ONE OF THE most enjoyable aspects of being a sports fan is the cyclical nature of it. No matter how bad things get, you know eventually they’ll improve.
Sometimes all it takes is one signing, one try or one goal to change the whole course of a season, and that’s what keeps you hooked. A good cup run or a charge up the league table is one thing but to transform a whole generation, to fundamentally change a club, a country or a sport, takes something special.
In the late 1980s Manchester United fans had no real reason to believe success was just around the corner, in spite of the Busby era. They had appointed a series of unconvincing managers, rivals Liverpool were the best run club in Europe and they’d gone so long without a league or European Cup that their history was becoming irrelevant.
Then, a number of things happened in a short space of time. Alex Ferguson was appointed manager, the Class of ’92 emerged and the Premier League TV money meant that success was rewarded like never before. The result was the most sustained period of success any English club had ever seen.
There was a similarly bleak outlook facing Irish rugby in the mid 1990s. Historically we were the least successful country in the championship and in that decade we remained true to that tradition.
The game had gone professional, but along with the Scottish union, the IRFU were the ones most scared of change and fought the hardest to keep the game amateur. It was essentially a minority sport that, besides the Five Nations, was never shown on television.
A few seemingly unconnected events at that time have since taken on greater significance. The Heineken Cup was born, the IRFU opted for central contracts and the Irish football team was about to go into temporary decline. The biggest factor by far though was the group of players that emerged.

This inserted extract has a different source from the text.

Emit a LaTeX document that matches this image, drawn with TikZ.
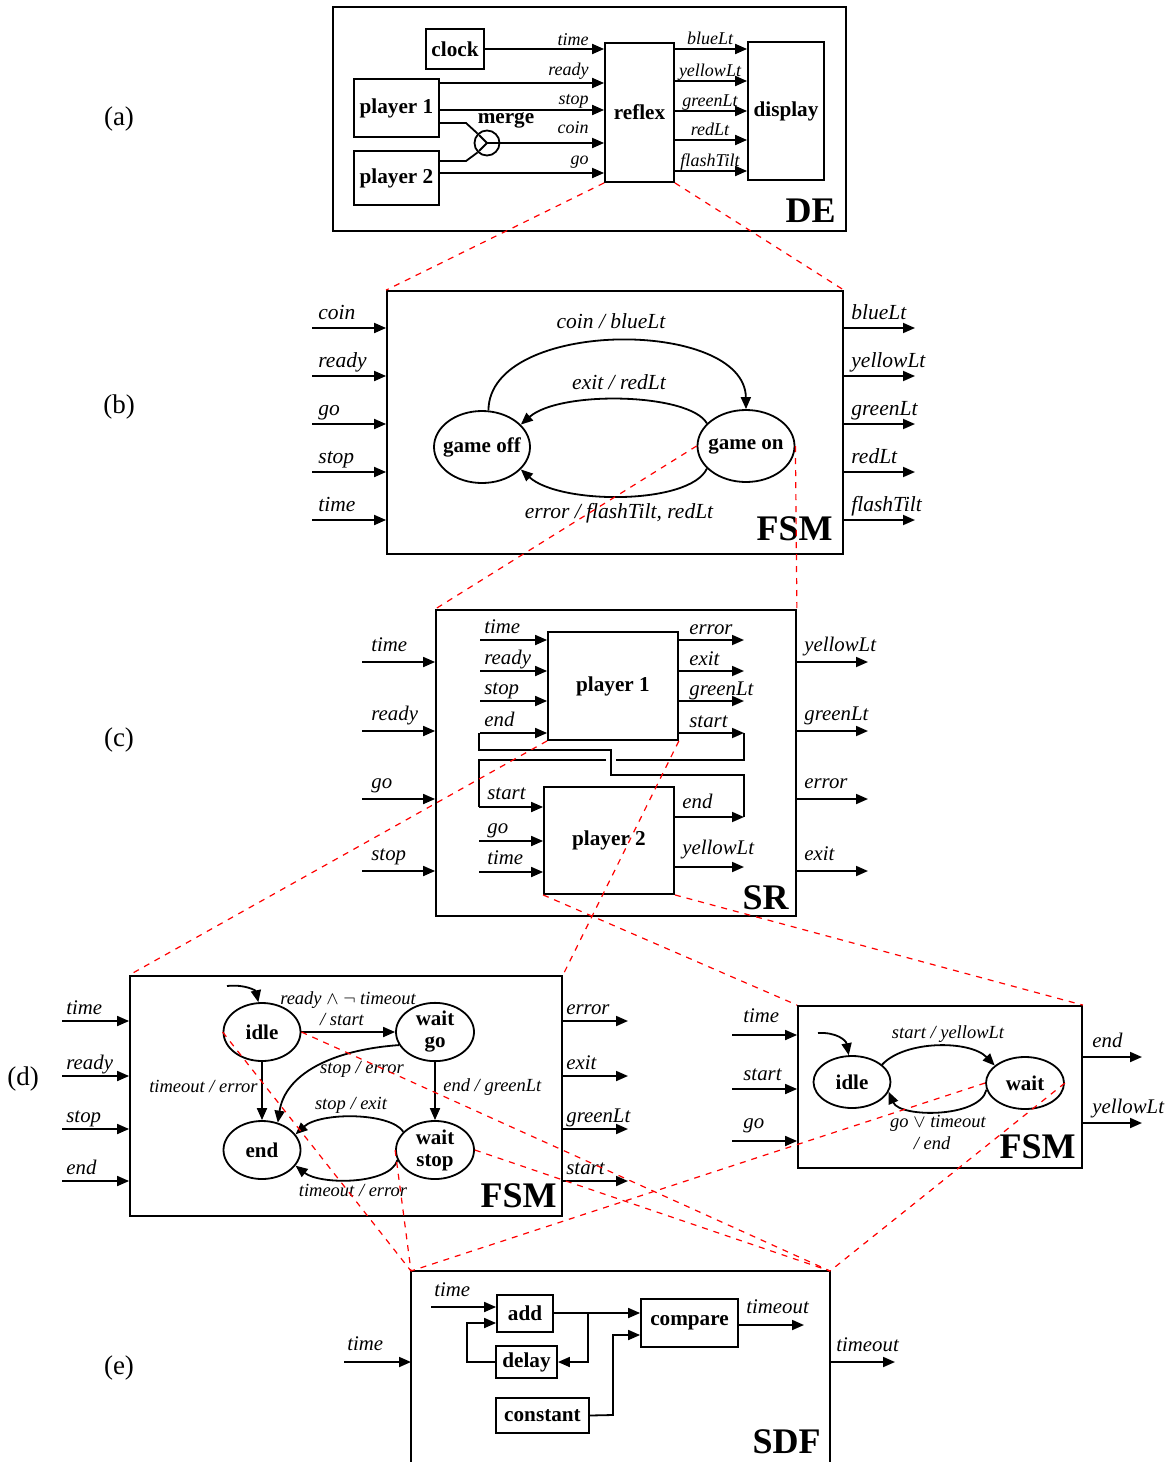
\documentclass[tikz,border=0pt]{standalone}
\usepackage{fontspec}
\setmainfont{Liberation Serif}
\usetikzlibrary{arrows.meta,shapes.geometric}
\begin{document}
\begin{tikzpicture}[x=0.5pt,y=-0.5pt,
  ln/.style={line width=0.9pt},
  arr/.style={line width=0.9pt,-{Triangle[length=6pt,width=5pt]}},
  bx/.style={draw,line width=0.9pt,inner sep=0pt,font=\fontsize{10.6}{11}\selectfont\bfseries},
  st/.style={draw,ellipse,line width=0.9pt,inner sep=0pt,font=\fontsize{10.5}{11}\selectfont\bfseries,align=center},
  pl/.style={inner sep=0pt,font=\fontsize{10.4}{12}\selectfont\itshape},
  plb/.style={inner sep=0pt,font=\fontsize{10.75}{12}\selectfont\itshape},
  pla/.style={inner sep=0pt,font=\fontsize{9}{11}\selectfont\itshape},
  tl/.style={inner sep=0pt,font=\fontsize{9.25}{11}\selectfont\itshape,align=center},
  tlb/.style={inner sep=0pt,font=\fontsize{10.75}{12}\selectfont\itshape},
  big/.style={inner sep=0pt,font=\fontsize{18}{20}\selectfont\bfseries},
  pan/.style={inner sep=0pt,font=\fontsize{13.5}{15}\selectfont},
  zoomln/.style={red,line width=0.6pt,dash pattern=on 3pt off 3pt},
  frame/.style={draw,line width=0.9pt,inner sep=0pt},
]
\useasboundingbox (0,0) rectangle (1173,1462);

% ================= (a) =================
\node[pan] (la) at (119,119) {(a)};
\node[frame,minimum width=256.5pt,minimum height=112pt] (de) at (589.5,119) {};
\node[big,anchor=base east] (detxt) at (836,222) {DE};
\node[bx,minimum width=29pt,minimum height=20pt] (clock) at (455,49) {clock};
\node[bx,minimum width=42.5pt,minimum height=29pt] (pl1) at (396.5,108) {player 1};
\node[bx,minimum width=42.5pt,minimum height=27pt] (pl2) at (396.5,178) {player 2};
\node[bx,minimum width=34.5pt,minimum height=69.5pt] (reflex) at (639.5,112.5) {reflex};
\node[bx,minimum width=38pt,minimum height=69pt] (display) at (786,111) {display};
\node[draw,circle,line width=0.9pt,minimum size=12.5pt,inner sep=0pt] (merge) at (487,143) {};
\node[bx,draw=none] (mergetxt) at (506,120) {merge};
\draw[ln] (merge.center) -- +(-8,-8) (merge.center) -- +(-8,8) (merge.center) -- (merge.east);
\draw[ln] (pl1.east |- 0,123) -- (466,123) -- (merge.135);
\draw[ln] (pl2.east |- 0,161) -- (466,161) -- (merge.225);
\draw[arr] (clock.east) -- (reflex.west |- clock.east);
\draw[arr] (pl1.east |- 0,83) -- (reflex.west |- 0,83);
\draw[arr] (pl1.east |- 0,110) -- (reflex.west |- 0,110);
\draw[arr] (merge.east) -- (reflex.west |- merge.east);
\draw[arr] (pl2.east |- 0,173) -- (reflex.west |- 0,173);
\node[pla,anchor=base east] (at1) at (589,45) {time};
\node[pla,anchor=base east] (at2) at (589,75) {ready};
\node[pla,anchor=base east] (at3) at (589,104) {stop};
\node[pla,anchor=base east] (at4) at (589,133) {coin};
\node[pla,anchor=base east] (at5) at (589,164) {go};
\foreach \y/\t [count=\i] in {49/blueLt,81/yellowLt,111/greenLt,140/redLt,171/flashTilt}{
  \draw[arr] (reflex.east |- 0,\y) -- (display.west |- 0,\y);
  \node[pla,anchor=base] (ao\i) at (710,\y-5) {\t};
}

% ================= (b) =================
\node[pan] (lb) at (119,407) {(b)};
\node[frame,minimum width=228pt,minimum height=131.5pt] (fsmb) at (615,422.5) {};
\node[big,anchor=base east] (fsmbtxt) at (833,540) {FSM};
\node[st,inner xsep=-3pt,minimum width=48pt,minimum height=36pt] (goff) at (482,447) {game off};
\node[st,inner xsep=-3pt,minimum width=48.5pt,minimum height=36pt] (gon) at (746,446) {game on};
\foreach \y/\t [count=\i] in {328/coin,376/ready,424/go,472/stop,520/time}{
  \draw[arr] (312,\y) -- (fsmb.west |- 0,\y);
  \node[plb,anchor=base west] (bi\i) at (318,\y-9) {\t};
}
\foreach \y/\t [count=\i] in {328/blueLt,376/yellowLt,424/greenLt,472/redLt,520/flashTilt}{
  \draw[arr] (fsmb.east |- 0,\y) -- (915,\y);
  \node[plb,anchor=base west] (bo\i) at (851,\y-9) {\t};
}
\draw[arr] (goff.80) .. controls (489,318) and (745,318) .. (gon.north);
\draw[arr] (gon.150) .. controls (690,393) and (560,390) .. (goff.30);
\draw[arr] (gon.210) .. controls (690,505) and (560,505) .. (goff.330);
\node[tlb] (tb1) at (611,321) {coin / blueLt};
\node[tlb] (tb2) at (619,382) {exit / redLt};
\node[tlb] (tb3) at (619,513) {error / flashTilt, redLt};

% ================= (c) =================
\node[pan] (lc) at (119,740) {(c)};
\node[frame,minimum width=180pt,minimum height=153pt] (sr) at (616,763) {};
\node[big,anchor=base east] (srtxt) at (789,909) {SR};
\node[bx,minimum width=65pt,minimum height=54pt] (pa) at (613,686) {player 1};
\node[bx,minimum width=65pt,minimum height=53.5pt] (pb) at (609,840.5) {player 2};
\foreach \y/\t [count=\i] in {662/time,731/ready,799/go,871/stop}{
  \draw[arr] (362,\y) -- (sr.west |- 0,\y);
  \node[pl,anchor=base west] (ci\i) at (371,\y-11) {\t};
}
\foreach \y/\t [count=\i] in {662/yellowLt,731/greenLt,799/error,871/exit}{
  \draw[arr] (sr.east |- 0,\y) -- (868,\y);
  \node[pl,anchor=base west] (co\i) at (804,\y-11) {\t};
}
\foreach \y/\t [count=\i] in {640/time,671/ready,701/stop,733/end}{
  \draw[arr] (480,\y) -- (pa.west |- 0,\y);
  \node[pl,anchor=base west] (pai\i) at (484,\y-7) {\t};
}
\foreach \y/\t [count=\i] in {640/error,671/exit,701/greenLt,733/start}{
  \draw[arr] (pa.east |- 0,\y) -- (744,\y);
  \node[pl,anchor=base west] (pao\i) at (689,\y-6) {\t};
}
\foreach \y/\t [count=\i] in {807/start,841/go,872/time}{
  \draw[arr] (479,\y) -- (pb.west |- 0,\y);
  \node[pl,anchor=base west] (pbi\i) at (487,\y-8) {\t};
}
\draw[arr] (pb.east |- 0,817) -- (744,817);
\node[pl,anchor=base west] (pbo1) at (682,808) {end};
\draw[arr] (pb.east |- 0,867) -- (744,867);
\node[pl,anchor=base west] (pbo2) at (682,854) {yellowLt};
\draw[ln] (744,733) -- (744,760) -- (616,760);
\draw[ln] (606,760) -- (479,760) -- (479,807);
\draw[ln] (744,817) -- (744,775) -- (611,775) -- (611,750) -- (479,750) -- (479,733);

% ================= (d) left =================
\node[pan] (ld) at (23,1079) {(d)};
\node[frame,minimum width=216pt,minimum height=120pt] (dl) at (346,1096) {};
\node[big,anchor=base east] (dltxt) at (557,1207) {FSM};
\node[st,minimum width=38.5pt,minimum height=29pt] (idle) at (262,1032) {idle};
\node[st,minimum width=39pt,minimum height=29pt] (wgo) at (435,1032) {wait\\go};
\node[st,minimum width=38.5pt,minimum height=29pt] (dend) at (262,1150) {end};
\node[st,minimum width=39pt,minimum height=29pt] (wstop) at (435,1150) {wait\\stop};
\foreach \y/\t [count=\i] in {1021/time,1076/ready,1129/stop,1181/end}{
  \draw[arr] (62,\y) -- (dl.west |- 0,\y);
  \node[pl,anchor=base west] (dli\i) at (66,\y-7) {\t};
}
\foreach \y/\t [count=\i] in {1021/error,1076/exit,1129/greenLt,1181/start}{
  \draw[arr] (dl.east |- 0,\y) -- (628,\y);
  \node[pl,anchor=base west] (dlo\i) at (566,\y-7) {\t};
}
\coordinate (init1) at (227,986);
\draw[arr] (init1) .. controls (246,984) and (256,991) .. (idle.97);
\draw[arr] (idle.east) -- (wgo.west);
\draw[arr] (idle.south) -- (dend.north);
\draw[arr] (wgo.200) .. controls (330,1050) and (285,1075) .. (dend.60);
\draw[arr] (wgo.south) -- (wstop.north);
\draw[arr] (wstop.150) .. controls (390,1112) and (320,1112) .. (dend.25);
\draw[arr] (wstop.195) .. controls (390,1185) and (320,1185) .. (dend.335);
\node[tl] (td1) at (348,1000) {ready $\wedge$ $\neg$ timeout};
\node[tl] (td2) at (342,1019) {/ start};
\node[tl,anchor=east] (td3) at (258,1086) {timeout / error};
\node[tl] (td4) at (362,1069) {stop / error};
\node[tl,anchor=west] (td5) at (443,1087) {end / greenLt};
\node[tl] (td6) at (351,1105) {stop / exit};
\node[tl] (td7) at (353,1190) {timeout / error};

% ================= (d) right =================
\node[frame,minimum width=142pt,minimum height=81pt] (dr) at (940,1087) {};
\node[big,anchor=base east] (drtxt) at (1076,1158) {FSM};
\node[st,minimum width=38.5pt,minimum height=26pt] (ridle) at (852,1082) {idle};
\node[st,minimum width=39pt,minimum height=26pt] (rwait) at (1025,1083) {wait};
\foreach \y/\t/\d [count=\i] in {1035/time/13,1089/start/9,1141/go/13}{
  \draw[arr] (732,\y) -- (dr.west |- 0,\y);
  \node[pl,anchor=base west] (dri\i) at (743,\y-\d) {\t};
}
\foreach \y/\t [count=\i] in {1057/end,1123/yellowLt}{
  \draw[arr] (dr.east |- 0,\y) -- (1142,\y);
  \node[pl,anchor=base west] (dro\i) at (1092,\y-10) {\t};
}
\coordinate (init2) at (818,1033);
\draw[arr] (init2) .. controls (836,1032) and (846,1040) .. (ridle.97);
\draw[arr] (ridle.30) .. controls (905,1040) and (970,1040) .. (rwait.150);
\draw[arr] (rwait.190) .. controls (980,1118) and (900,1118) .. (ridle.345);
\node[tl] (tr1) at (948,1034) {start / yellowLt};
\node[tl] (tr2) at (938,1123) {go $\vee$ timeout};
\node[tl] (tr3) at (932,1143) {/ end};

% ================= (e) =================
\node[pan] (le) at (119,1368) {(e)};
\coordinate (sdfnw) at (411,1271);
\coordinate (sdfne) at (830,1271);
\draw[ln] (sdfnw |- 0,1480) -- (sdfnw) -- (sdfne) -- (sdfne |- 0,1480);
\node[big,anchor=base east] (sdftxt) at (821,1453) {SDF};
\node[bx,minimum width=28pt,minimum height=18.5pt] (add) at (525,1313.5) {add};
\node[bx,minimum width=30.5pt,minimum height=16pt] (delay) at (526.5,1362) {delay};
\node[bx,minimum width=46.5pt,minimum height=17.5pt] (const) at (542.5,1415.5) {constant};
\node[bx,minimum width=48.5pt,minimum height=24pt] (compare) at (689.5,1323) {compare};
\draw[arr] (344,1362) -- (sdfnw |- 0,1362);
\node[pl,anchor=base west] (ei1) at (347,1350) {time};
\draw[arr] (sdfne |- 0,1362) -- (895,1362);
\node[pl,anchor=base west] (eo1) at (836,1351) {timeout};
\draw[arr] (431,1307) -- (add.west |- 0,1307);
\node[pl,anchor=base west] (ei2) at (434,1296) {time};
\draw[arr] (delay.west) -- (467,1362) -- (467,1323) -- (add.west |- 0,1323);
\draw[arr] (add.east |- 0,1313) -- (compare.west |- 0,1313);
\coordinate (junc) at (588,1313);
\draw[arr] (junc) -- (junc |- delay.east) -- (delay.east);
\draw[arr] (const.east) -- (613,1415) -- (613,1335) -- (compare.west |- 0,1335);
\draw[arr] (compare.east |- 0,1325) -- (804,1325);
\node[pl,anchor=base west] (eo2) at (746,1313) {timeout};

% ================= zoom lines =================
\draw[zoomln] (reflex.south west) -- (fsmb.north west);
\draw[zoomln] (reflex.south east) -- (fsmb.north east);
\draw[zoomln] (gon.west) -- (sr.north west);
\draw[zoomln] (gon.east) -- (sr.north east);
\draw[zoomln] (pa.south west) -- (dl.north west);
\draw[zoomln] (pa.south east) -- (dl.north east);
\draw[zoomln] (pb.south west) -- (dr.north west);
\draw[zoomln] (pb.south east) -- (dr.north east);
\draw[zoomln] (idle.west) -- (sdfnw);
\draw[zoomln] (idle.east) -- (sdfne);
\draw[zoomln] (wstop.west) -- (sdfnw);
\draw[zoomln] (wstop.east) -- (sdfne);
\draw[zoomln] (rwait.west) -- (sdfnw);
\draw[zoomln] (rwait.east) -- (sdfne);
\end{tikzpicture}
\end{document}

Source: ©INPHO/Billy Stickland
Not only were they hugely talented, they were also strong-willed to the point of being obsessive. Ronan O’Gara, Paul O’Connell, Anthony Foley, Donncha O’Callaghan, Peter Stringer, Brian O’Driscoll, Gordon Darcy, Leo Cullen, Denis Hickie, Shane Jennings, Shane Horgan, among others, all not only wanted to be great players, they also wanted to change the culture of provincial and Irish rugby.
It would be a rare thing to have one such man in a sport, but to have ten or fifteen is beyond explanation. We are now almost twenty years into it, and it feels normal, but Irish rugby is in the middle of an extended golden age (competing for Six Nations championships, winning Heineken Cups, and a constant flow of new talent coming from the underage sides) and unlike football it’s been done without the help of a global surge in the game, a huge TV deal or an oligarch pumping in cash.
When you look at rugby worldwide, no other country, besides maybe Argentina, have taken such huge strides. It isn’t just the results on the field either, its the way we are viewed by other nations. Besides the very occasional thumping from New Zealand, every team knows Ireland will be tough to beat.
We attract the top coaches from abroad, the best Southern Hemisphere players want to move here, and we usually play a nice style of rugby. After a dip for a season or two, the mood for this championship is upbeat.
We expected to win in Twickenham, the fans will demand a handsome points margin against Italy and we’ve appointed ourselves favourites to beat France in Paris.
The country has got used to the idea of competing with the world’s best teams, home and away. As we focus in on a possible second championship in five years, and grumble quietly about a missed opportunity to bag a Grand Slam, it’s worth reflecting that we are, in relative terms, enjoying our Alex Ferguson era.
Hopefully this one won’t end when the manager leaves.